For years, the Pentagon routinely reported that about 900 U.S. troops had remained in Syria as part of Operation Inherent Resolve. In December 2024, then-Pentagon press secretary Air Force Maj. Gen. Pat Ryder acknowledged that the true U.S. troop presence in Syria had expanded to about 2,000 personnel.

Explaining the reporting discrepancy, Ryder said at the time that about 900 troops provided the core U.S. military element in Syria, but that this core element had been bolstered by short-term rotations of additional troops.

The U.S. military has boosted its overall troops throughout the Middle East since the Hamas terrorist group’s Oct. 7, 2023, attacks across southern Israel.

Parnell said U.S. forces will remain vigilant as they reduce the troop footprint in Syria.

“As this consolidation takes place, consistent with President [Donald] Trump’s commitment to peace through strength, U.S. Central Command will remain poised to continue strikes against the remnants of ISIS in Syria,” he said. “We will also work closely with capable and willing Coalition partners to maintain pressure on ISIS and respond to any other terrorist threats that arise.”

While Parnell announced continuing success in degrading ISIS in Syria, the country has been in a state of flux since last fall.
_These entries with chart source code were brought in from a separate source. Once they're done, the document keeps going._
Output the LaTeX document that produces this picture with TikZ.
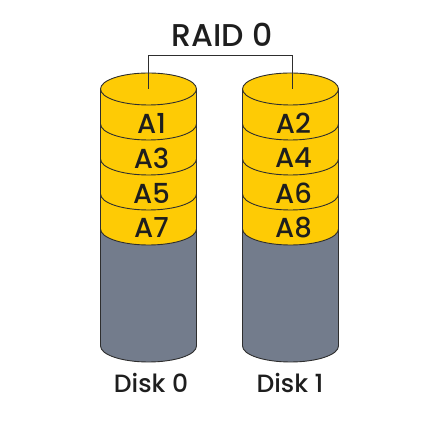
\documentclass[tikz,border=0pt]{standalone}
\usepackage{fontspec}
\setmainfont{Poppins Medium}
\definecolor{diskyellow}{HTML}{FECB05}
\definecolor{diskgray}{HTML}{737C8C}
\definecolor{edgecol}{HTML}{2E2E2E}
\definecolor{txtcol}{HTML}{1E1E1E}
\tikzset{
  outline/.style={draw=edgecol, line width=0.9pt},
  blocklabel/.style={text=txtcol, font=\fontsize{27.5}{31}\selectfont, inner sep=0pt},
  disklabel/.style={text=txtcol, font=\fontsize{25}{29}\selectfont, inner sep=0pt},
  titlelabel/.style={text=txtcol, font=\fontsize{31.5}{35}\selectfont, inner sep=0pt},
  link/.style={draw=edgecol, line width=1pt}
}
\newcommand{\diskcyl}[1]{%
  \fill[diskgray] (#1-48,196) -- (#1-48,79) arc[start angle=180,end angle=360,x radius=48,y radius=16] -- (#1+48,196) -- cycle;
  \fill[diskyellow] (#1-48,336) -- (#1-48,196) arc[start angle=180,end angle=360,x radius=48,y radius=16] -- (#1+48,336) arc[start angle=0,end angle=180,x radius=48,y radius=16] -- cycle;
  \draw[outline] (#1,336) ellipse[x radius=48,y radius=16];
  \foreach \yy in {301,266,231,196}{
    \draw[outline] (#1+48,\yy) arc[start angle=0,end angle=-180,x radius=48,y radius=16];
  }
  \draw[outline] (#1-48,336) -- (#1-48,79) arc[start angle=180,end angle=360,x radius=48,y radius=16] -- (#1+48,336);
}
\begin{document}
\begin{tikzpicture}[x=1pt,y=1pt]
\useasboundingbox (0,0) rectangle (425,425);
\fill[white] (0,0) rectangle (425,425);
\diskcyl{148.5}
\diskcyl{290.5}
\coordinate (top0) at (148.5,336);
\coordinate (top1) at (292,336);
\coordinate (bend0) at (148.5,369);
\draw[link] (top0) -- (bend0) -| (top1);
\node[titlelabel] (raid) at (222,390) {RAID 0};
\node[blocklabel] (a1) at (151.5,302) {A1};
\node[blocklabel] (a3) at (151.5,267) {A3};
\node[blocklabel] (a5) at (151.5,232) {A5};
\node[blocklabel] (a7) at (151.5,197) {A7};
\node[blocklabel] (a2) at (293.5,302) {A2};
\node[blocklabel] (a4) at (293.5,267) {A4};
\node[blocklabel] (a6) at (293.5,232) {A6};
\node[blocklabel] (a8) at (293.5,197) {A8};
\node[disklabel] (d0) at (151,42) {Disk 0};
\node[disklabel] (d1) at (290,42) {Disk 1};
\end{tikzpicture}
\end{document}
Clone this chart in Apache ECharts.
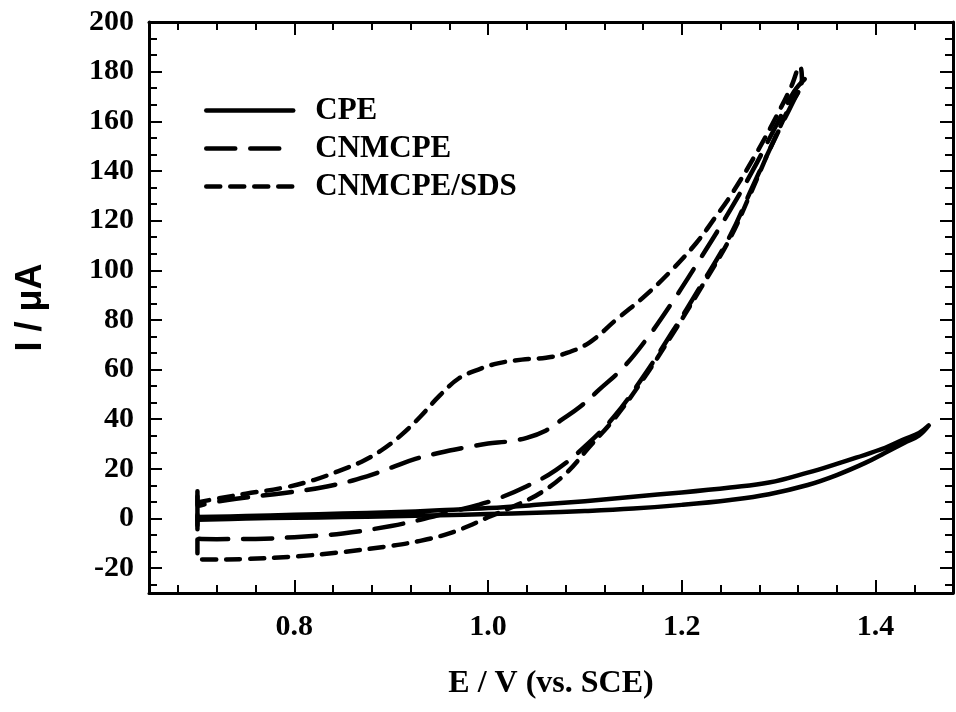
<!DOCTYPE html>
<html>
<head>
<meta charset="utf-8">
<script src="https://cdn.jsdelivr.net/npm/echarts@6/dist/echarts.min.js"></script>
<style>
  html, body { margin: 0; padding: 0; background: #fff; }
  #cv { width: 956px; height: 712px; }
</style>
</head>
<body>
<div id="cv"></div>
<script>
// tick labels
var xTicks = [0.8, 1.0, 1.2, 1.4];
var yTicks = [-20, 0, 20, 40, 60, 80, 100, 120, 140, 160, 180, 200];

var seriesNames = ['CPE', 'CNMCPE', 'CNMCPE/SDS'];

// [E / V, I / uA] - forward scan, then reverse scan
var cpeData = [
  [0.700, -0.5], [0.75, 0.0], [0.80, 0.3], [0.85, 0.6], [0.90, 0.9], [0.95, 1.3],
  [1.00, 1.8], [1.05, 2.3], [1.10, 3.0], [1.15, 4.0], [1.20, 5.5], [1.25, 7.5],
  [1.29, 9.8], [1.33, 13.5], [1.36, 17.5], [1.39, 22.5], [1.41, 26.5], [1.43, 30.5],
  [1.445, 33.5], [1.455, 37.5],
  [1.445, 34.5], [1.43, 32.0], [1.41, 28.5], [1.38, 24.5], [1.36, 22.0], [1.33, 18.5],
  [1.29, 14.5], [1.25, 12.5], [1.20, 10.5], [1.15, 8.8], [1.10, 7.0], [1.05, 5.5],
  [1.00, 4.2], [0.95, 3.3], [0.90, 2.5], [0.85, 2.0], [0.80, 1.5], [0.75, 1.0], [0.700, 0.6]
];

var cnmData = [
  [0.700, 9], [0.700, -8], [0.72, -8.3], [0.76, -8.2], [0.80, -7.5], [0.85, -6], [0.90, -3],
  [0.93, -0.5], [0.96, 2.5], [0.99, 5.5], [1.01, 8], [1.04, 13], [1.07, 19.5], [1.10, 29],
  [1.13, 41], [1.16, 57], [1.19, 75], [1.22, 94], [1.25, 114], [1.27, 131], [1.29, 148],
  [1.31, 164], [1.327, 177],
  [1.316, 172], [1.297, 158], [1.273, 140], [1.245, 121], [1.218, 104],
  [1.19, 87], [1.165, 73], [1.14, 61], [1.115, 52], [1.095, 45], [1.075, 39.5], [1.06, 35.5],
  [1.04, 32.5], [1.02, 31], [1.00, 30.2], [0.975, 28.5], [0.95, 26.5], [0.925, 24],
  [0.90, 20.5], [0.875, 17], [0.835, 13], [0.79, 10.3], [0.74, 8], [0.71, 6], [0.700, 5]
];

var sdsData = [
  [0.700, 11], [0.700, -16], [0.71, -16.5], [0.75, -16.3], [0.80, -15.3], [0.85, -13.5],
  [0.90, -11], [0.93, -9], [0.96, -6], [0.98, -3], [1.00, 0.5], [1.03, 5.5], [1.055, 10.5],
  [1.08, 18], [1.105, 29], [1.13, 40], [1.16, 56], [1.19, 74], [1.22, 93], [1.25, 113],
  [1.27, 130], [1.29, 148], [1.31, 165], [1.324, 177], [1.322, 182],
  [1.313, 174], [1.303, 166], [1.279, 148.5], [1.252, 131], [1.234, 121], [1.215, 111],
  [1.187, 99], [1.16, 89], [1.132, 80], [1.105, 71], [1.08, 66.5], [1.06, 64.8], [1.035, 64],
  [1.01, 62.5], [0.99, 60], [0.97, 56.5], [0.95, 49.5], [0.93, 41], [0.91, 33.5], [0.89, 27.5],
  [0.87, 23], [0.845, 19], [0.82, 15.5], [0.79, 12.5], [0.75, 10], [0.72, 8], [0.700, 6.5]
];

var X_MIN = 0.65, X_MAX = 1.48, Y_MIN = -30, Y_MAX = 200;
var serif = '"Liberation Serif", "Times New Roman", serif';
var sans = '"Liberation Sans", Arial, sans-serif';

// minor ticks between (and outside) the major ones
function minorTicks(major, parts, lo, hi) {
  var step = (major[1] - major[0]) / parts;
  var out = [];
  var n0 = Math.ceil((lo - major[0]) / step - 1e-6);
  var n1 = Math.floor((hi - major[0]) / step + 1e-6);
  for (var i = n0; i <= n1; i++) {
    if (i % parts === 0) continue;
    var v = major[0] + i * step;
    if (v <= lo + 1e-6 || v >= hi - 1e-6) continue;
    out.push(+v.toFixed(4));
  }
  return out;
}

function axis(dim, pos, ticks, len, showLine, showLabel) {
  var isX = dim === 'x';
  return {
    type: 'value',
    position: pos,
    min: isX ? X_MIN : Y_MIN,
    max: isX ? X_MAX : Y_MAX,
    axisLine: { show: showLine, onZero: false, lineStyle: { color: '#000', width: 3 } },
    axisTick: { show: true, inside: true, length: len, customValues: ticks,
      lineStyle: { color: '#000', width: 2 } },
    axisLabel: {
      show: showLabel, customValues: ticks, margin: isX ? 19 : 15,
      color: '#000', fontFamily: serif, fontWeight: 'bold', fontSize: 30,
      formatter: function (v) { return isX ? v.toFixed(1) : String(v); }
    },
    splitLine: { show: false }
  };
}

var xMinor = minorTicks(xTicks, 5, X_MIN, X_MAX);
var yMinor = minorTicks(yTicks, 3, Y_MIN, Y_MAX);

var xMain = axis('x', 'bottom', xTicks, 13, true, true);
xMain.name = 'E / V (vs. SCE)';
xMain.nameLocation = 'middle';
xMain.nameGap = 75;
xMain.nameTextStyle = { color: '#000', fontFamily: serif, fontWeight: 'bold', fontSize: 32 };

var yMain = axis('y', 'left', yTicks, 13, true, true);
yMain.name = 'I / μA';
yMain.nameLocation = 'middle';
yMain.nameGap = 100;
yMain.nameTextStyle = { color: '#000', fontFamily: sans, fontWeight: 'bold', fontSize: 36 };

var lineBase = { color: '#000', width: 4.5, cap: 'round', join: 'round' };

var chart = echarts.init(document.getElementById('cv'));
chart.setOption({
  animation: false,
  backgroundColor: '#fff',
  grid: { left: 149, right: 3, top: 22, bottom: 119, containLabel: false, outerBoundsMode: 'none' },
  legend: {
    orient: 'vertical',
    left: 199, top: 90,
    itemWidth: 87, itemHeight: 14, itemGap: 7,
    data: seriesNames,
    itemStyle: { opacity: 0 },
    lineStyle: { width: 4.5, cap: 'round' },
    textStyle: { color: '#000', fontFamily: serif, fontWeight: 'bold', fontSize: 31, padding: [0, 0, 0, 17] }
  },
  xAxis: [
    xMain,
    axis('x', 'bottom', xMinor, 8, false, false),
    axis('x', 'top', xTicks, 13, true, false),
    axis('x', 'top', xMinor, 8, false, false)
  ],
  yAxis: [
    yMain,
    axis('y', 'left', yMinor, 8, false, false),
    axis('y', 'right', yTicks, 13, true, false),
    axis('y', 'right', yMinor, 8, false, false)
  ],
  series: [
    { name: seriesNames[0], type: 'line', data: cpeData, showSymbol: false, symbol: 'none',
      smooth: 0.4, itemStyle: { color: '#000' },
      lineStyle: Object.assign({ type: 'solid' }, lineBase) },
    { name: seriesNames[1], type: 'line', data: cnmData, showSymbol: false, symbol: 'none',
      smooth: 0.4, itemStyle: { color: '#000' },
      lineStyle: Object.assign({ type: [29, 15] }, lineBase) },
    { name: seriesNames[2], type: 'line', data: sdsData, showSymbol: false, symbol: 'none',
      smooth: 0.4, itemStyle: { color: '#000' },
      lineStyle: Object.assign({ type: [14, 10] }, lineBase) }
  ]
});
</script>
</body>
</html>
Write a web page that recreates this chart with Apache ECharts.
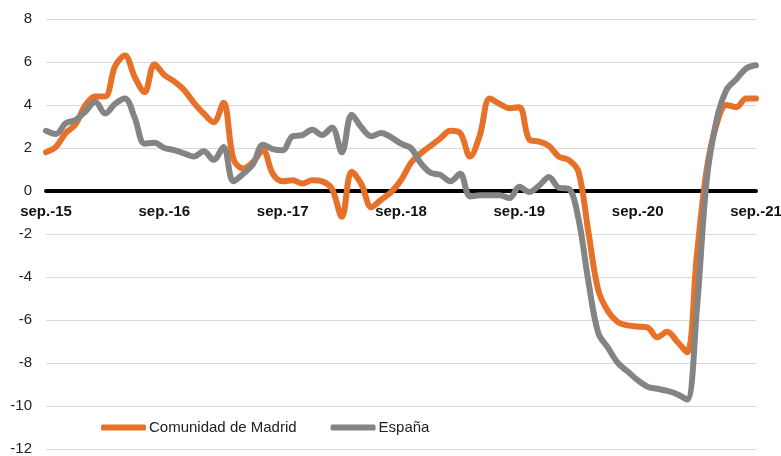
<!DOCTYPE html>
<html>
<head>
<meta charset="utf-8">
<script src="https://cdn.jsdelivr.net/npm/echarts@6/dist/echarts.min.js"></script>
<style>
  html, body { margin: 0; padding: 0; background: #fff; }
  #chart { width: 781px; height: 456px; }
</style>
</head>
<body>
<div id="chart"></div>
<script>
// monthly series, sep-2015 .. sep-2021
var monthNames = ['sep.', 'oct.', 'nov.', 'dic.', 'ene.', 'feb.', 'mar.', 'abr.', 'may.', 'jun.', 'jul.', 'ago.'];
var startYear = 15;
var yTicks = [-12, -10, -8, -6, -4, -2, 0, 2, 4, 6, 8];

var madrid = [
  1.8, 2.05, 2.7, 3.1, 4.0, 4.4, 4.4, 5.8, 6.3, 5.3, 4.6, 5.9,
  5.4, 5.1, 4.7, 4.1, 3.6, 3.2, 4.1, 1.5, 1.05, 1.35, 1.9, 0.8,
  0.45, 0.5, 0.35, 0.5, 0.45, 0.1, -1.2, 0.9, 0.3, -0.75, -0.4, -0.05,
  0.5, 1.3, 1.75, 2.1, 2.45, 2.8, 2.7, 1.6, 2.6, 4.3, 4.05, 3.85,
  3.9, 2.4, 2.3, 2.1, 1.6, 1.45, 0.9, -1.9, -4.6, -5.6, -6.1, -6.25,
  -6.3, -6.35, -6.8, -6.55, -7.0, -7.5, -3.0, 1.0, 3.1, 4.0, 3.9, 4.3,
  4.3
];

var espana = [
  2.8, 2.65, 3.15, 3.3, 3.7, 4.15, 3.6, 4.05, 4.3, 3.4, 2.2, 2.25,
  2.0, 1.9, 1.75, 1.6, 1.85, 1.45, 2.05, 0.45, 0.8, 1.25, 2.15, 1.95,
  1.9, 2.55, 2.6, 2.85, 2.6, 2.95, 1.8, 3.55, 2.95, 2.55, 2.7, 2.5,
  2.2, 2.0, 1.3, 0.85, 0.75, 0.45, 0.8, -0.25, -0.2, -0.2, -0.2, -0.33,
  0.2, -0.05, 0.25, 0.65, 0.15, 0.1, -1.3, -4.2, -6.6, -7.3, -8.0, -8.4,
  -8.8, -9.1, -9.2, -9.3, -9.45, -9.7, -5.5, 0.5, 3.3, 4.7, 5.2, 5.7,
  5.85
];

var categories = [];
for (var i = 0; i < madrid.length; i++) {
  var yr = startYear + Math.floor((i + 8) / 12);
  categories.push(monthNames[i % 12] + '-' + yr);
}

var gridTop = 19, gridBottom = 7, H = 456;
var plotH = H - gridTop - gridBottom;
// distance from bottom of plot up to the zero line
var zeroOffset = plotH * (0 - yTicks[0]) / (yTicks[yTicks.length - 1] - yTicks[0]);

var chart = echarts.init(document.getElementById('chart'));
var option = {
  animation: false,
  textStyle: { fontFamily: 'Liberation Sans, Arial, sans-serif' },
  grid: { left: 46, right: 25, top: gridTop, bottom: gridBottom, containLabel: false, outerBoundsMode: 'none' },
  legend: {
    left: 101,
    top: 420,
    padding: 0,
    itemWidth: 45,
    itemHeight: 6,
    itemGap: 34,
    icon: 'roundRect',
    textStyle: { fontSize: 15, color: '#222', padding: [0, 0, 0, -2] },
    data: ['Comunidad de Madrid', 'España']
  },
  xAxis: {
    type: 'category',
    data: categories,
    boundaryGap: false,
    position: 'bottom',
    offset: -zeroOffset,
    axisLine: { onZero: false, lineStyle: { color: '#000', width: 4 } },
    axisTick: { show: false },
    axisLabel: {
      interval: function (idx) { return idx % 12 === 0; },
      fontSize: 15,
      fontWeight: 'bold',
      color: '#111',
      margin: 13
    },
    splitLine: { show: false }
  },
  yAxis: {
    type: 'value',
    min: yTicks[0],
    max: yTicks[yTicks.length - 1],
    interval: 2,
    axisLine: { show: false },
    axisTick: { show: false },
    axisLabel: { fontSize: 15, color: '#222', margin: 14 },
    splitLine: { lineStyle: { color: '#d9d9d9', width: 1 } }
  },
  series: [
    {
      name: 'Comunidad de Madrid',
      type: 'line',
      data: madrid,
      smooth: 0.35,
      symbol: 'none',
      color: '#e8712a',
      lineStyle: { width: 6, cap: 'round', join: 'round' }
    },
    {
      name: 'España',
      type: 'line',
      data: espana,
      smooth: 0.35,
      symbol: 'none',
      color: '#848484',
      lineStyle: { width: 6, cap: 'round', join: 'round' }
    }
  ]
};
chart.setOption(option);
</script>
</body>
</html>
In late November 2024, a coalition of Syrian rebel groups, spearheaded by the Hay'at Tahrir al-Sham terrorist group, launched a surprise offensive that scattered Assad’s forces and drove the Syrian president to flee the country and abandon his claim to power.

Hay‘at Tahrir al-Sham is another Sunni Islamist faction that has roots in al-Nusra, a Syrian offshoot of the al-Qaeda terrorist group. The United States continues to designate Hay’at Tahrir al-Sham as a foreign terrorist organization, although the group has sought to rebrand itself as a more moderate force within Syria since capturing the capital city of Damascus in December 2024.

Ahmed al-Sharaa, leader of Hay‘at Tahrir al-Sham, ditched his nom de guerre of Abu Mohammad al-Jolani shortly after his group seized power. Sharaa has since positioned himself as the interim president of Syria, and many of his Hay’at Tahrir al-Sham associates have filled other positions in a newly declared interim government.

Despite Sharaa’s past, the U.S. government has given him some leeway since December 2024. The outgoing Biden administration retracted a $10 million bounty against the Hay'at Tahrir al-Sham leader and dispatched Assistant Secretary of State for Near Eastern Affairs Barbara Leaf to meet with him.
The Trump administration has continued to give Sharaa leeway and offered its support in March to a plan to integrate the U.S.-backed Syrian Democratic Forces into the new Syrian government.
Since Assad’s fall, Israeli forces have also expanded their control over Syria’s Golan Heights and other parts of the country’s southwest. On April 16, Israeli Defense Minister Israel Katz announced that the country’s forces will indefinitely remain in security zones they established within Syria, Lebanon, and the Gaza Strip over the past 18 months.